I sat in my oncologist’s office, staring nervously at a display of family photos on a small side table — a faded shot of a smiling couple wearing thick 1980s-style glasses, a more recent image of a handsome young man holding a round-cheeked baby, and a little girl with that same man’s eyes laughing at something out of the frame.
I stared at their faces, wondering how many terrified women had done the same, studying these snapshots to distract themselves from the news they were about to receive.
Though I reached no evidence of disease 6 years ago after being diagnosed and treated for stage 2 invasive ductal carcinoma caused by my BRCA2 gene mutation, these annual visits to my oncologist’s office dredged up a barrage of feelings. Fear. Uncertainty. Anxiety.
Checkups with my oncologist brought on other more positive feelings, as well — comfort, camaraderie, and confidence that I was in good hands. This man helped save my life, after all, and from the moment he gave me my diagnosis, he treated me with compassion and respect. He felt like my greatest ally as I navigated the highs and lows of chemotherapy and multiple surgeries, including a bilateral mastectomy.
On this particular day, he delivered good news. My blood work looked great, and I had no reason for concern about my health. But just as I breathed a sigh of relief, he delivered less welcome news — he was retiring.
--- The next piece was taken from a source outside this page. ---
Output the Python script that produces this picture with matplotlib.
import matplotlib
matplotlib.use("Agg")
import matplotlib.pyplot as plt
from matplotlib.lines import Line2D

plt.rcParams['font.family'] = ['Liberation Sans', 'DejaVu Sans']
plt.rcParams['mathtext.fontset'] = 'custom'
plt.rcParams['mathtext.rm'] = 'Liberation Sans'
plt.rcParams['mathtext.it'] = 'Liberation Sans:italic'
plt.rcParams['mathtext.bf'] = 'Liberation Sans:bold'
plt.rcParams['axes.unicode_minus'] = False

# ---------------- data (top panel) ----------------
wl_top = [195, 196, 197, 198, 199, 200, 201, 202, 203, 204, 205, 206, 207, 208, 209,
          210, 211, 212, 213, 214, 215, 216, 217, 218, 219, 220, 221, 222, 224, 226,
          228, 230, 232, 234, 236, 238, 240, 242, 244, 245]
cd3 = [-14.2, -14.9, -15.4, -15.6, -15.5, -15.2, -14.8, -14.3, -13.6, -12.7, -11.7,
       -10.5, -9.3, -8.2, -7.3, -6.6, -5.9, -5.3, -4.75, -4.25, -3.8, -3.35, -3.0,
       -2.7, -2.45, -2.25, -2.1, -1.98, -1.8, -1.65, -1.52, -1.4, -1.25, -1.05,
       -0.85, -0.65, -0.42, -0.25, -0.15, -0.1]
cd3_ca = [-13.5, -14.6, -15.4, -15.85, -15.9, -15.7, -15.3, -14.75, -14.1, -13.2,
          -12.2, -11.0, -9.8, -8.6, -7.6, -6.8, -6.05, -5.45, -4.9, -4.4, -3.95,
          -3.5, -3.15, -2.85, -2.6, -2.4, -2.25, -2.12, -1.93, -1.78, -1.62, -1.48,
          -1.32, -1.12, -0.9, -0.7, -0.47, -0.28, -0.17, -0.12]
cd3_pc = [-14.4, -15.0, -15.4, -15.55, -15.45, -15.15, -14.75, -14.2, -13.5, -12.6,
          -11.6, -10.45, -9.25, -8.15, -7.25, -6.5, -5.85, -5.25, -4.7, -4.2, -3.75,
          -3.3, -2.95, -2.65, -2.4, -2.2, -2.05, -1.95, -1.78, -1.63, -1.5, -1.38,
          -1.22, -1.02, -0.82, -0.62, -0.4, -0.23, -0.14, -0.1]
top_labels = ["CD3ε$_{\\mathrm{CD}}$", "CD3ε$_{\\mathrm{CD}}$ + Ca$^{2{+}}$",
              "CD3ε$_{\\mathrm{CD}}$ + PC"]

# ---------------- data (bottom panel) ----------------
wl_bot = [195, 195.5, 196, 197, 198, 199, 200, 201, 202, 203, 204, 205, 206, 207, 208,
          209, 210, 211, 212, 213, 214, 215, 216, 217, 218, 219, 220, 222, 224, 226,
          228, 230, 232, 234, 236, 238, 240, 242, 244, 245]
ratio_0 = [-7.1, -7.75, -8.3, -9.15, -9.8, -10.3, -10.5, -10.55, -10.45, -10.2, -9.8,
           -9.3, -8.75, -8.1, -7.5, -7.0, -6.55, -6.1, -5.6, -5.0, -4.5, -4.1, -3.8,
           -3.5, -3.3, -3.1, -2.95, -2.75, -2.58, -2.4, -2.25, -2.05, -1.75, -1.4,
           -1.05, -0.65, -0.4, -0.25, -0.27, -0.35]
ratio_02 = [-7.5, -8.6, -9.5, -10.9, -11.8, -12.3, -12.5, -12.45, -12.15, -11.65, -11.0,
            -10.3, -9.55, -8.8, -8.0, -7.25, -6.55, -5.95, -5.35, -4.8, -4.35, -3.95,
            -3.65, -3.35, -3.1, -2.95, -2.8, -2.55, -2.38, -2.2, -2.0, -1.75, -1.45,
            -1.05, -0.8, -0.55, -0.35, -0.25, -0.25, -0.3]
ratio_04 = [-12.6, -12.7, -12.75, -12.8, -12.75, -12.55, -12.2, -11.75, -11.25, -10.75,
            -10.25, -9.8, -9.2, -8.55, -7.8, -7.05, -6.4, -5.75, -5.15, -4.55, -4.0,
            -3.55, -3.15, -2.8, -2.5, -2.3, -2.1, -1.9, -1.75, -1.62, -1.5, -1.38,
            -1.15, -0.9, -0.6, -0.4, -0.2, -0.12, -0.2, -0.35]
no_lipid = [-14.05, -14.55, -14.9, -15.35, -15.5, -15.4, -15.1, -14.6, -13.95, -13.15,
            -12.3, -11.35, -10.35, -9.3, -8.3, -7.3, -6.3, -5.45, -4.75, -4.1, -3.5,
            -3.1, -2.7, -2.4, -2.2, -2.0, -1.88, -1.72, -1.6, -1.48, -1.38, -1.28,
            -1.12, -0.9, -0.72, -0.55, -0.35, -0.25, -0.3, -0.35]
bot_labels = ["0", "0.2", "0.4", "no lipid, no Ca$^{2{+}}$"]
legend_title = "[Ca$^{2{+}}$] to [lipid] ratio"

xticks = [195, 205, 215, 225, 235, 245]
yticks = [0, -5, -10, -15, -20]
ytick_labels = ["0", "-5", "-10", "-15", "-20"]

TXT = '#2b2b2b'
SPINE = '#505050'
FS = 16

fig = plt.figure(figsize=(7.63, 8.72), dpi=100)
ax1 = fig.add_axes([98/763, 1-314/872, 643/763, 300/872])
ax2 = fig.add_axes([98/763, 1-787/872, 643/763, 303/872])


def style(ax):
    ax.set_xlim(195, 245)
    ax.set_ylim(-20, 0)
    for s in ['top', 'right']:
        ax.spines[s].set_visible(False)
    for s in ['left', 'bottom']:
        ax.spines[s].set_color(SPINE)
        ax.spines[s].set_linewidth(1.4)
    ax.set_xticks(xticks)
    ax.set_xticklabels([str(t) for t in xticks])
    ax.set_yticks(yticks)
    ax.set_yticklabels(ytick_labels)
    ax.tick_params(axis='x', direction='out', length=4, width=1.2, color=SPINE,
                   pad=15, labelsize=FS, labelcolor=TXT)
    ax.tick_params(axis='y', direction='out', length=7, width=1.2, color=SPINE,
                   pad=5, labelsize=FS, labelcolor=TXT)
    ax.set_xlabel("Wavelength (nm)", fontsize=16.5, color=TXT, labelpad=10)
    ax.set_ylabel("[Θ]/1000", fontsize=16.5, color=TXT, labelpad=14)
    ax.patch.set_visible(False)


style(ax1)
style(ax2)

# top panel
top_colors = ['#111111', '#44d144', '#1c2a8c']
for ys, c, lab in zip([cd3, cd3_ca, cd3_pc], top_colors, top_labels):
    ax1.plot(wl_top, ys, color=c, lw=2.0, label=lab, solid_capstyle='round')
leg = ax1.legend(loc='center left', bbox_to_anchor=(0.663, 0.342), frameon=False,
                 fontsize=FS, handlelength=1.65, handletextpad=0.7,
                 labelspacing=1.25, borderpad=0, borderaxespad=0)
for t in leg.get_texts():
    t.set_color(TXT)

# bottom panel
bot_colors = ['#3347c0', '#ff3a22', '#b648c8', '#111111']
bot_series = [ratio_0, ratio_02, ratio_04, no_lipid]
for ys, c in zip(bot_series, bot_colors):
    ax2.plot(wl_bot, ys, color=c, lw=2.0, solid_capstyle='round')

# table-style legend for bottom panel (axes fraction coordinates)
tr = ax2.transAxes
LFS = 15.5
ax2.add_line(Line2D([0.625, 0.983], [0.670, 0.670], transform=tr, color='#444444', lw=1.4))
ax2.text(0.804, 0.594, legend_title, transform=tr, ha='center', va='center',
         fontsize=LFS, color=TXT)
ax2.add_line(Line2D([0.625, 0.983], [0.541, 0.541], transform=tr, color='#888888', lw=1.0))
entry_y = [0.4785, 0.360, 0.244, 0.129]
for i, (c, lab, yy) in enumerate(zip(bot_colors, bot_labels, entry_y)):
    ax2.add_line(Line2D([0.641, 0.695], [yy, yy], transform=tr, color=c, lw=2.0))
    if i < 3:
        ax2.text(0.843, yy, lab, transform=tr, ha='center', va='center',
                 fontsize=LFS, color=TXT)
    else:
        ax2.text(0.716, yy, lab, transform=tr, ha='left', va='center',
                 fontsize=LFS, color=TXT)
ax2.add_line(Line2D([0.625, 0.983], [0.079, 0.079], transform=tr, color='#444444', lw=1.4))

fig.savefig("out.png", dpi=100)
While I smiled and congratulated him, the revelation felt bittersweet. I was genuinely happy for him because he deserved a break, and I was sure the family in all those framed photos would love to spend more time with him.
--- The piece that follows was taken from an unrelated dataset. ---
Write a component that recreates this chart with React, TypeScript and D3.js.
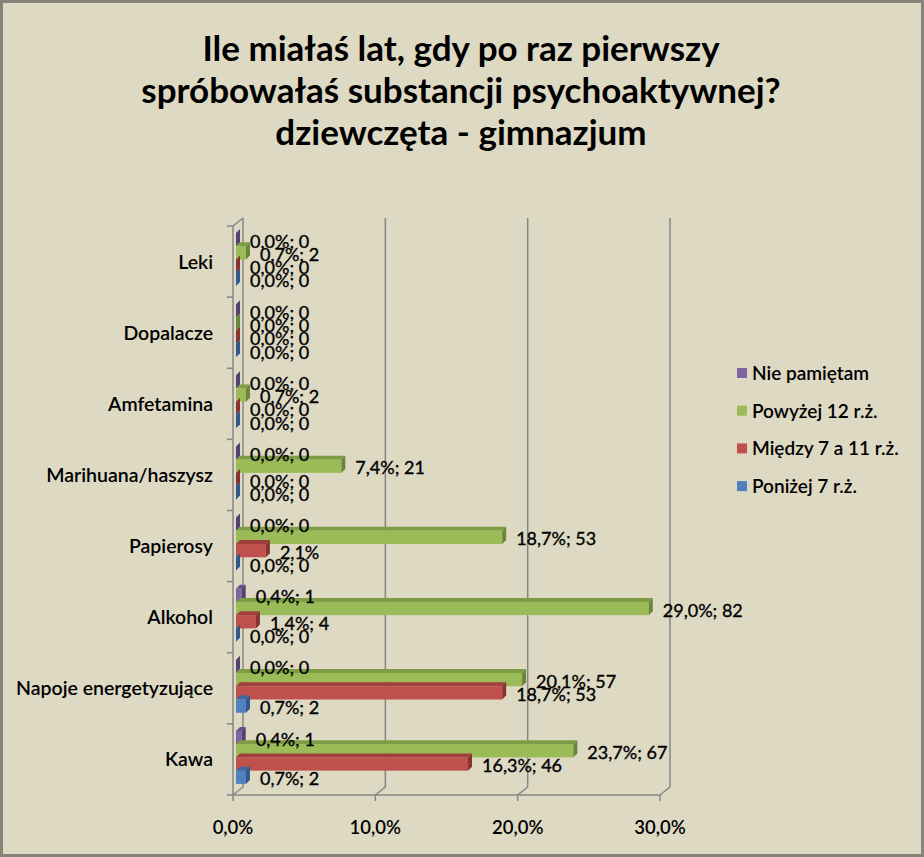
import React, { useEffect } from 'react';
import * as d3 from 'd3';

const W = 924;
const H = 857;

const titleLines = [
  'Ile miałaś lat, gdy po raz pierwszy',
  'spróbowałaś substancji psychoaktywnej?',
  'dziewczęta - gimnazjum',
];

const categories = [
  'Leki',
  'Dopalacze',
  'Amfetamina',
  'Marihuana/haszysz',
  'Papierosy',
  'Alkohol',
  'Napoje energetyzujące',
  'Kawa',
];

const seriesNames = ['Nie pamiętam', 'Powyżej 12 r.ż.', 'Między 7 a 11 r.ż.', 'Poniżej 7 r.ż.'];

// percent values per series, in category order
const niePamietamPct = [0.0, 0.0, 0.0, 0.0, 0.0, 0.4, 0.0, 0.4];
const niePamietamN = [0, 0, 0, 0, 0, 1, 0, 1];
const powyzej12Pct = [0.7, 0.0, 0.7, 7.4, 18.7, 29.0, 20.1, 23.7];
const powyzej12N = [2, 0, 2, 21, 53, 82, 57, 67];
const miedzy7a11Pct = [0.0, 0.0, 0.0, 0.0, 2.1, 1.4, 18.7, 16.3];
const miedzy7a11N = [0, 0, 0, 0, null, 4, 53, 46];
const ponizej7Pct = [0.0, 0.0, 0.0, 0.0, 0.0, 0.0, 0.7, 0.7];
const ponizej7N = [0, 0, 0, 0, 0, 0, 2, 2];

const xTicks = [0, 10, 20, 30];

const palette = [
  { front: '#8064a2', top: '#66508a', side: '#54416f' },
  { front: '#9bbb59', top: '#7e9c44', side: '#6a8638' },
  { front: '#c0504d', top: '#a03f3c', side: '#893331' },
  { front: '#4f81bd', top: '#3d69a0', side: '#32588a' },
];

const FONT = 'Lato, "Open Sans", sans-serif';
const fmt = (v: number) => v.toFixed(1).replace('.', ',') + '%';

export default function App() {
  useEffect(() => {
    document.body.style.margin = '0';
  }, []);

  const series = [
    { name: seriesNames[0], pct: niePamietamPct, n: niePamietamN },
    { name: seriesNames[1], pct: powyzej12Pct, n: powyzej12N },
    { name: seriesNames[2], pct: miedzy7a11Pct, n: miedzy7a11N },
    { name: seriesNames[3], pct: ponizej7Pct, n: ponizej7N },
  ];

  // front plane of the 3d plot
  const x = d3.scaleLinear().domain([0, 30]).range([233, 660]);
  const y = d3.scaleBand().domain(categories).range([226, 795]).paddingInner(0);
  const inner = d3.scaleBand().domain(seriesNames).range([7, 60]);
  const dx = 10; // wall depth
  const dy = -8;
  const bd = 4; // bar depth
  const bz = 3; // bar offset from front wall
  const wallTop = 218;
  const gridCol = '#868686';

  const bars: JSX.Element[] = [];
  const labels: JSX.Element[] = [];
  categories.forEach((c, ci) => {
    series.forEach((s, si) => {
      const v = s.pct[ci];
      const x0 = x(0) + bz;
      const x1 = x(v) + bz;
      const yt = (y(c) as number) + (inner(s.name) as number);
      const h = inner.bandwidth();
      const col = palette[si];
      bars.push(
        <g key={`b${ci}-${si}`}>
          <polygon
            points={`${x0},${yt} ${x0 + bd},${yt - bd} ${x1 + bd},${yt - bd} ${x1},${yt}`}
            fill={col.top}
          />
          <rect x={x0} y={yt} width={Math.max(0, x1 - x0)} height={h} fill={col.front} />
          <polygon
            points={`${x1},${yt} ${x1 + bd},${yt - bd} ${x1 + bd},${yt + h - bd} ${x1},${yt + h}`}
            fill={col.side}
          />
        </g>
      );
      const n = s.n[ci];
      const txt = n === null ? fmt(v) : `${fmt(v)}; ${n}`;
      labels.push(
        <text
          key={`l${ci}-${si}`}
          x={x(v) + 17}
          y={yt + h / 2 + 8}
          fontSize={18}
          fontFamily={FONT}
          fill="#000"
          stroke="#000"
          strokeWidth={0.35}
        >
          {txt}
        </text>
      );
    });
  });

  return (
    <div style={{ position: 'absolute', left: 0, top: 0 }}>
      <svg width={W} height={H} style={{ display: 'block' }}>
        <rect x={1.5} y={1.5} width={W - 3} height={H - 3} fill="#ddd9c3" stroke="#85847a" strokeWidth={3} />

        {titleLines.map((t, i) => (
          <text
            key={t}
            x={461}
            y={61 + i * 42}
            textAnchor="middle"
            fontSize={35}
            fontWeight={700}
            fontFamily={FONT}
            fill="#000"
          >
            {t}
          </text>
        ))}

        {/* back wall gridlines and floor lines */}
        {xTicks.map((t) => (
          <g key={`g${t}`} stroke={gridCol} strokeWidth={1.5} fill="none">
            <line x1={x(t) + dx} x2={x(t) + dx} y1={wallTop} y2={795 + dy} />
            <line x1={x(t)} y1={795} x2={x(t) + dx} y2={795 + dy} />
            <line x1={x(t)} x2={x(t)} y1={795} y2={801} />
          </g>
        ))}
        <g stroke={gridCol} strokeWidth={1.5} fill="none">
          <line x1={x(0)} x2={x(0)} y1={226} y2={795} />
          <line x1={x(0)} y1={226} x2={x(0) + dx} y2={wallTop} />
          <line x1={x(0)} x2={x(30)} y1={795} y2={795} />
          {[...categories.map((c) => y(c) as number), 795].map((v) => (
            <line key={`t${v}`} x1={x(0) - 6} x2={x(0)} y1={v} y2={v} />
          ))}
        </g>

        {bars}
        {labels}

        {categories.map((c) => (
          <text
            key={`c${c}`}
            x={213}
            y={(y(c) as number) + y.bandwidth() / 2 + 7}
            textAnchor="end"
            fontSize={19.5}
            fontWeight={600}
            fontFamily={FONT}
            fill="#000"
          >
            {c}
          </text>
        ))}

        {xTicks.map((t) => (
          <text
            key={`x${t}`}
            x={x(t)}
            y={834}
            textAnchor="middle"
            fontSize={18.5}
            fontWeight={600}
            fontFamily={FONT}
            fill="#000"
          >
            {fmt(t)}
          </text>
        ))}

        {seriesNames.map((s, i) => (
          <g key={`lg${s}`} transform={`translate(737, ${373 + i * 37.7})`}>
            <rect x={0} y={-5} width={10} height={10} fill={palette[i].front} />
            <text x={15} y={7} fontSize={19} fontWeight={600} fontFamily={FONT} fill="#000">
              {s}
            </text>
          </g>
        ))}
      </svg>
    </div>
  );
}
But at the same time, I couldn’t help feeling sad. He’d become such an important part of my life over the past 6 years, and the idea of putting my health in someone else’s hands felt wrong.
I’d had the same reaction a few months before. My surgeon — the one who performed my bilateral mastectomy and joyously delivered the news of a clear pathology report after — told me I no longer needed to continue our yearly visits.
He’d become such an important part of my life over the past 6 years, and the idea of putting my health in someone else’s hands felt wrong.
While I knew that was ultimately a good thing, I found myself crying in the car on the way home, feeling a sense of loss I didn’t quite understand.
Of course, these feelings of loss and grief are totally natural. When you spend so much time with a person during such an intense, terrifying period of your life, you’re bound to feel a sense of kinship. And when that person is tasked with saving your life, it’s easy to develop an attachment that feels more important than the ordinary doctor-patient relationship.
Making sense of those feelings and learning how to move on to the next stage of my health journey felt daunting. Here are some ways I’ve learned to cope.
The feeling of loss when your doctor retires or leaves a practice is a typical, valid response. A small 2010 study even showed that attachment theory can explain our need for long-term relationships with our doctors.
It’s also important to acknowledge and allow yourself to feel and process these emotions rather than blowing them off. Giving yourself room to experience painful emotions allows you to become more resilient and build your own internal resources.
Fear of the unknown certainly plays a role in the feelings of grief over losing a doctor. Particularly if you’re in active treatment, these feelings can be unsettling at best and downright terrifying at worst.
So, it’s important to ask questions about how your care will be handled going forward. If a replacement has been selected, ask to speak with or meet that new doctor. If that person hasn’t been hired yet, ask to speak with the one who will handle your care in the interim.
Don’t be afraid to ask how their approach might differ from your previous physician. Knowing that my new doctor follows the same protocols I’m accustomed to helps me feel more comfortable about the change.
It may feel hard to share these feelings with others — particularly family and friends who haven’t experienced a health crisis or chronic illness. But talking about the sense of loss you’re experiencing can help you move past the grief.
Look to support groups at your cancer center or hospital, where you can share with others who understand the emotions you’re feeling.
For me, an online cancer patient and survivor support group helped me work through my feelings about my oncologist’s retirement. And if you’re still struggling, speaking with a professional counselor can help you find coping tools for handling feelings of loss and fear.
As breast cancer patients and survivors, we often find ourselves grappling with unexpected bumps on the road to recovery. But knowing that I’ve been able to overcome situations more difficult than my doctor’s retirement reminds me that I can adapt to this change, too.